Pero la segunda lectura nos pone frente al hecho central de nuestra fe: “Cristo resucitó de entre los muertos”. Cristo tiene que aniquilar todo principado, poder y fuerza. Hasta que someta a su último –y nuestro– gran enemigo: la muerte. La resurrección de Jesús es la avanzadilla de nuestra propia resurrección. Él es nuestra esperanza. El signo de que no todo es efímero. Nuestra vida será llevada por Dios a su plenitud. Esa es nuestra esperanza y lo que nos hace seguir caminando.
Animados por la esperanza en la resurrección
Esa esperanza alimenta nuestro esfuerzo diario, nuestro compromiso por ir construyendo el Reino. Porque ahora sabemos que nuestros esfuerzos no son en vano, no van a desaparecer en la tumba para siempre. Si Jesús resucitó entonces el Reino no es una utopía (algo que no tiene lugar en ninguna parte) sino una realidad que, de alguna manera ya está presente en este mundo. De la misma manera que la resurrección de Jesús hace nuestra resurrección sea ya una realidad en nuestras vidas, sea la razón de nuestro comportamiento, dé sentido a nuestros compromisos y actitudes concretas.
La parábola del Evangelio nos habla de cómo debe ser ese compromiso en la vida diaria. Una vez más Jesús reorienta radicalmente la relación del creyente con Dios. Esa relación no pasa por los sacrificios en los altares ni por las largas oraciones y arrebatos místicos. Tampoco pasa por las grandes celebraciones litúrgicas. Todo eso está bien. Pero no es lo fundamental. Lo substancial, lo importante, lo verdaderamente valioso, se juega en la relación con el hermano y de una manera especial con el hermano necesitado. Ahí es donde se construye el Reino.
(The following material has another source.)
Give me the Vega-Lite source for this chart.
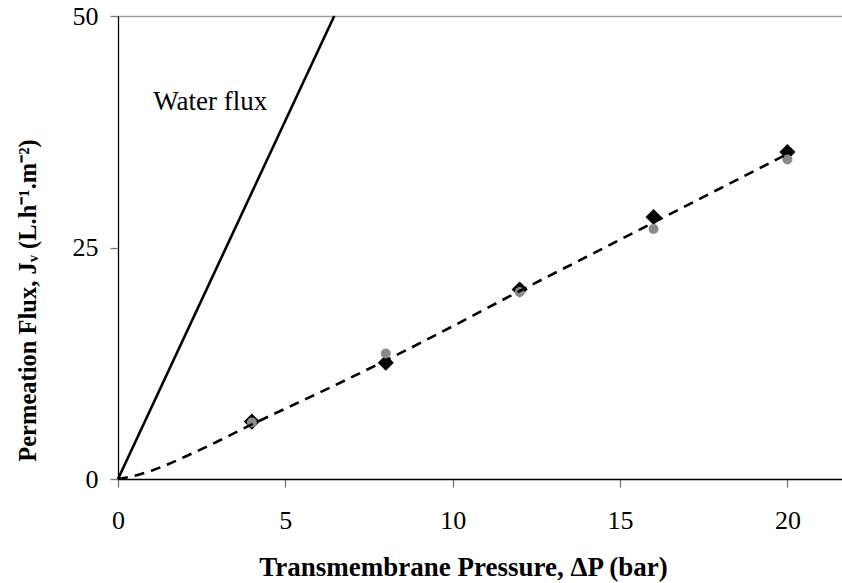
{
  "$schema": "https://vega.github.io/schema/vega-lite/v6.json",
  "autosize": {"type": "none"},
  "padding": {"left": 118, "top": 16, "right": 0, "bottom": 104},
  "width": 724,
  "height": 463,
  "background": "white",
  "config": {
    "view": {"stroke": null},
    "font": "Liberation Serif",
    "axis": {"labelFont": "Liberation Serif", "titleFont": "Liberation Serif"}
  },
  "datasets": {
    "points": [
      {"P": 4, "J": 6.2, "series": "diamond"},
      {"P": 8, "J": 12.55, "series": "diamond"},
      {"P": 12, "J": 20.46, "series": "diamond"},
      {"P": 16, "J": 28.3, "series": "diamond"},
      {"P": 20, "J": 35.3, "series": "diamond"},
      {"P": 4, "J": 6.1, "series": "circle"},
      {"P": 8, "J": 13.56, "series": "circle"},
      {"P": 12, "J": 20.2, "series": "circle"},
      {"P": 16, "J": 27.0, "series": "circle"},
      {"P": 20, "J": 34.5, "series": "circle"}
    ],
    "fit": [
      {"P": 0, "J": 0}, {"P": 0.5, "J": 0.35}, {"P": 1, "J": 0.9}, {"P": 1.5, "J": 1.6},
      {"P": 2, "J": 2.4}, {"P": 3, "J": 4.1}, {"P": 4, "J": 5.9}, {"P": 5, "J": 7.6},
      {"P": 6, "J": 9.3}, {"P": 8, "J": 12.8}, {"P": 10, "J": 16.5}, {"P": 12, "J": 20.3},
      {"P": 14, "J": 24.0}, {"P": 16, "J": 27.7}, {"P": 18, "J": 31.4}, {"P": 20, "J": 35.1}
    ],
    "water": [{"P": 0, "J": 0}, {"P": 6.46, "J": 50}],
    "label": [{"P": 1.05, "J": 39.8, "text": "Water flux"}]
  },
  "layer": [
    {
      "data": {"name": "points"},
      "transform": [{"filter": "datum.series === 'diamond'"}],
      "mark": {"type": "point", "shape": "diamond", "filled": true, "color": "black", "size": 260, "opacity": 1},
      "encoding": {
        "x": {"field": "P", "type": "quantitative", "scale": {"domain": [0, 21.63], "nice": false},
          "axis": {"values": [0, 5, 10, 15, 20], "title": "Transmembrane Pressure, ΔP (bar)",
            "grid": false, "domainColor": "black", "domainWidth": 1.3, "tickColor": "#777777", "tickSize": 8, "tickWidth": 1.3,
            "labelFont": "Liberation Serif, Times New Roman, serif", "labelFontSize": 26, "labelColor": "black", "labelPadding": 20, "labelFlush": false,
            "titleFont": "Liberation Serif", "titleFontSize": 27, "titleFontWeight": "bold", "titleColor": "black",
            "titleX": 345, "titleY": 96, "titleBaseline": "alphabetic"}},
        "y": {"field": "J", "type": "quantitative", "scale": {"domain": [0, 50], "nice": false},
          "axis": {"values": [0, 25, 50], "title": "Permeation Flux, Jᵥ (L.h⁻¹.m⁻²)",
            "grid": true, "gridColor": "#a0a0a0", "gridWidth": 1.5,
            "gridOpacity": {"condition": {"test": "datum.value === 50", "value": 1}, "value": 0},
            "domainColor": "black", "domainWidth": 1.3, "tickColor": "#777777", "tickSize": 8, "tickWidth": 1.3,
            "labelFont": "Liberation Serif, Times New Roman, serif", "labelFontSize": 26, "labelColor": "black", "labelPadding": 12, "labelFlush": false,
            "titleFont": "Liberation Serif", "titleFontSize": 24.5, "titleFontWeight": "bold", "titleColor": "black",
            "titleX": -90, "titleY": 284, "titleBaseline": "middle", "titleAngle": -90}}
      }
    },
    {
      "data": {"name": "points"},
      "transform": [{"filter": "datum.series === 'circle'"}],
      "mark": {"type": "point", "shape": "circle", "filled": true, "color": "#8a8a8a", "size": 100, "opacity": 1},
      "encoding": {
        "x": {"field": "P", "type": "quantitative"},
        "y": {"field": "J", "type": "quantitative"}
      }
    },
    {
      "data": {"name": "fit"},
      "mark": {"type": "line", "color": "black", "strokeWidth": 2.6, "strokeDash": [10, 7], "interpolate": "monotone"},
      "encoding": {
        "x": {"field": "P", "type": "quantitative"},
        "y": {"field": "J", "type": "quantitative"}
      }
    },
    {
      "data": {"name": "water"},
      "mark": {"type": "line", "color": "black", "strokeWidth": 2.6},
      "encoding": {
        "x": {"field": "P", "type": "quantitative"},
        "y": {"field": "J", "type": "quantitative"}
      }
    },
    {
      "data": {"name": "label"},
      "mark": {"type": "text", "align": "left", "baseline": "alphabetic", "fontSize": 27, "font": "Liberation Serif", "color": "black"},
      "encoding": {
        "x": {"field": "P", "type": "quantitative"},
        "y": {"field": "J", "type": "quantitative"},
        "text": {"field": "text"}
      }
    }
  ]
}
Llenos del amor radical de Dios
En la parábola no hay que centrarse en tanto en el juicio –va a haber personas que se salven y personas que se condenen– sino en los criterios de que se sirve el juez para juzgar. Ahí es donde nos tenemos que fijar. Jesús no contó esta parábola para asustar a sus oyentes y meterles el miedo en el cuerpo ante el último encuentro con Dios sino para insistir una vez más en que creer en él significa hacerse portador del amor de Dios para todos aquellos con los que nos encontramos, especialmente para los más excluidos, marginados, pobres...
Dar de comer a los hambrientos, dar de beber a los sedientos, hospedar al forastero, vestir al desnudo, acompañar al enfermo y visitar al que está preso no son sólo obras de misericordia. Jesús va más allá. No se trata de que hay que hacer esas cosas como medio para salvarse. Los pobres y necesitados no son medios o instrumentos para comprar nuestra salvación. Son la presencia real de Jesús, de Dios, cerca de nosotros. Me atrevería a decir que son una presencia tan real como la de la Eucaristía. Jesús se identifica con ellos. Y en esa relación se construye el Reino, se establecen los vínculos y los lazos de fraternidad que agrupan a la humanidad en torno a la mesa común del Padre.
Construyendo el Reino sin desanimarnos
En esa relación es donde Jesús nos quiere ver a sus seguidores. El compromiso por construir la fraternidad del Reino se fundamenta en nuestra fe y nuestra esperanza en la Resurrección. El Reino no es un sueño. Es una realidad que se construye aquí y ahora.
Mientras tanto, conviene que releamos la lectura del profeta Ezequiel. En ese compromiso por el Reino Dios está con nosotros. Nos cuida como el pastor cuida a sus ovejas. Es una lectura para leer y releer, para escucharla en el corazón y saber que Dios está siempre con nosotros. En los momentos de desánimo, cuando no veamos el fruto de nuestros esfuerzos, cuando nos parezca que no hay salida y que nada tiene sentido, acudir a ella nos hará sentir la mirada amorosa de Dios que se fija en nosotros, que nos saca de la postración y nos anima a seguir en la brecha, en su nombre, llenos de fe y de esperanza.